YOUR OBJECTIVE => Copy out the listing in full, exactly as written, but not its pictures.
──────── SUPPLIED DATA
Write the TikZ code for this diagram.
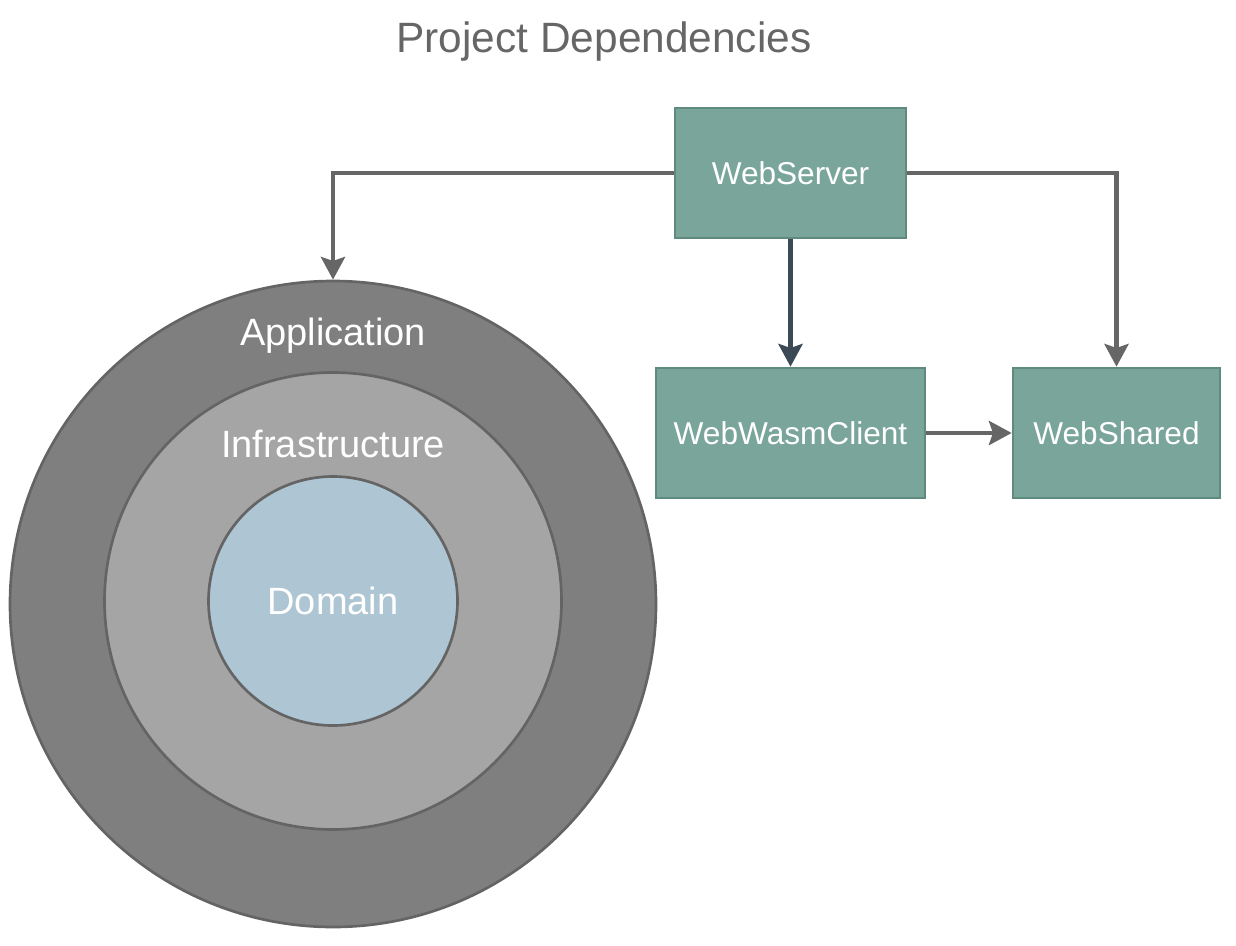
\documentclass[tikz,border=0pt]{standalone}
\usepackage{fontspec}
\setmainfont{Liberation Sans}
\usetikzlibrary{arrows.meta}
\definecolor{outerc}{HTML}{7F7F7F}
\definecolor{midc}{HTML}{A5A5A5}
\definecolor{innerc}{HTML}{AEC6D3}
\definecolor{ringline}{HTML}{646464}
\definecolor{boxfill}{HTML}{7AA59A}
\definecolor{boxline}{HTML}{5F8A7E}
\definecolor{arrgray}{HTML}{666666}
\definecolor{arrdark}{HTML}{3C4A57}
\definecolor{titlec}{HTML}{666666}
\tikzset{
  ring/.style={circle, draw=ringline, line width=2pt, inner sep=0pt},
  projbox/.style={draw=boxline, fill=boxfill, line width=2pt, inner sep=0pt,
    minimum height=97.5pt, text=white, font=\fontsize{23.7}{28}\selectfont},
  ringlabel/.style={text=white, font=\fontsize{28.5}{34}\selectfont, inner sep=0pt},
  dep/.style={draw=arrgray, line width=3.6pt,
    -{Stealth[length=17pt,width=18pt,inset=3pt]}},
  depdark/.style={dep, draw=arrdark, fill=arrdark},
}
\begin{document}
\begin{tikzpicture}[x=0.75pt,y=-0.75pt]
\useasboundingbox (0,0) rectangle (1236,946);
% title
\node[text=titlec, font=\fontsize{31.8}{38}\selectfont, inner sep=0pt] (title) at (604,42) {Project Dependencies};
% rings
\node[ring, fill=outerc, minimum size=484.5pt] (app) at (333,604) {};
\node[ring, fill=midc, minimum size=342.75pt] (infra) at (333,601) {};
\node[ring, fill=innerc, minimum size=186.75pt] (dom) at (333,601) {};
\node[ringlabel] (applbl) at (333,336) {Application};
\node[ringlabel] (infralbl) at (333,444) {Infrastructure};
\node[ringlabel] (domlbl) at (333,601) {Domain};
% boxes
\node[projbox, minimum width=173.25pt] (ws) at (790.5,173) {WebServer};
\node[projbox, minimum width=201.75pt] (wwc) at (790.5,433) {WebWasmClient};
\node[projbox, minimum width=155.25pt] (wsh) at (1116.5,433) {WebShared};
% connectors
\draw[dep] (ws.west) -| (app.north);
\draw[dep] (ws.east) -| (wsh.north);
\draw[depdark] (ws.south) -- (wwc.north);
\draw[dep] (wwc.east) -- (wsh.west);
\end{tikzpicture}
\end{document}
────────────────
WRITTEN ANSWER =>
Write the TikZ code for this diagram.
\documentclass[tikz,border=0pt]{standalone}
\usepackage{fontspec}
\setmainfont{Liberation Sans}
\usetikzlibrary{arrows.meta}
\definecolor{outerc}{HTML}{7F7F7F}
\definecolor{midc}{HTML}{A5A5A5}
\definecolor{innerc}{HTML}{AEC6D3}
\definecolor{ringline}{HTML}{646464}
\definecolor{boxfill}{HTML}{7AA59A}
\definecolor{boxline}{HTML}{5F8A7E}
\definecolor{arrgray}{HTML}{666666}
\definecolor{arrdark}{HTML}{3C4A57}
\definecolor{titlec}{HTML}{666666}
\tikzset{
  ring/.style={circle, draw=ringline, line width=2pt, inner sep=0pt},
  projbox/.style={draw=boxline, fill=boxfill, line width=2pt, inner sep=0pt,
    minimum height=97.5pt, text=white, font=\fontsize{23.7}{28}\selectfont},
  ringlabel/.style={text=white, font=\fontsize{28.5}{34}\selectfont, inner sep=0pt},
  dep/.style={draw=arrgray, line width=3.6pt,
    -{Stealth[length=17pt,width=18pt,inset=3pt]}},
  depdark/.style={dep, draw=arrdark, fill=arrdark},
}
\begin{document}
\begin{tikzpicture}[x=0.75pt,y=-0.75pt]
\useasboundingbox (0,0) rectangle (1236,946);
% title
\node[text=titlec, font=\fontsize{31.8}{38}\selectfont, inner sep=0pt] (title) at (604,42) {Project Dependencies};
% rings
\node[ring, fill=outerc, minimum size=484.5pt] (app) at (333,604) {};
\node[ring, fill=midc, minimum size=342.75pt] (infra) at (333,601) {};
\node[ring, fill=innerc, minimum size=186.75pt] (dom) at (333,601) {};
\node[ringlabel] (applbl) at (333,336) {Application};
\node[ringlabel] (infralbl) at (333,444) {Infrastructure};
\node[ringlabel] (domlbl) at (333,601) {Domain};
% boxes
\node[projbox, minimum width=173.25pt] (ws) at (790.5,173) {WebServer};
\node[projbox, minimum width=201.75pt] (wwc) at (790.5,433) {WebWasmClient};
\node[projbox, minimum width=155.25pt] (wsh) at (1116.5,433) {WebShared};
% connectors
\draw[dep] (ws.west) -| (app.north);
\draw[dep] (ws.east) -| (wsh.north);
\draw[depdark] (ws.south) -- (wwc.north);
\draw[dep] (wwc.east) -- (wsh.west);
\end{tikzpicture}
\end{document}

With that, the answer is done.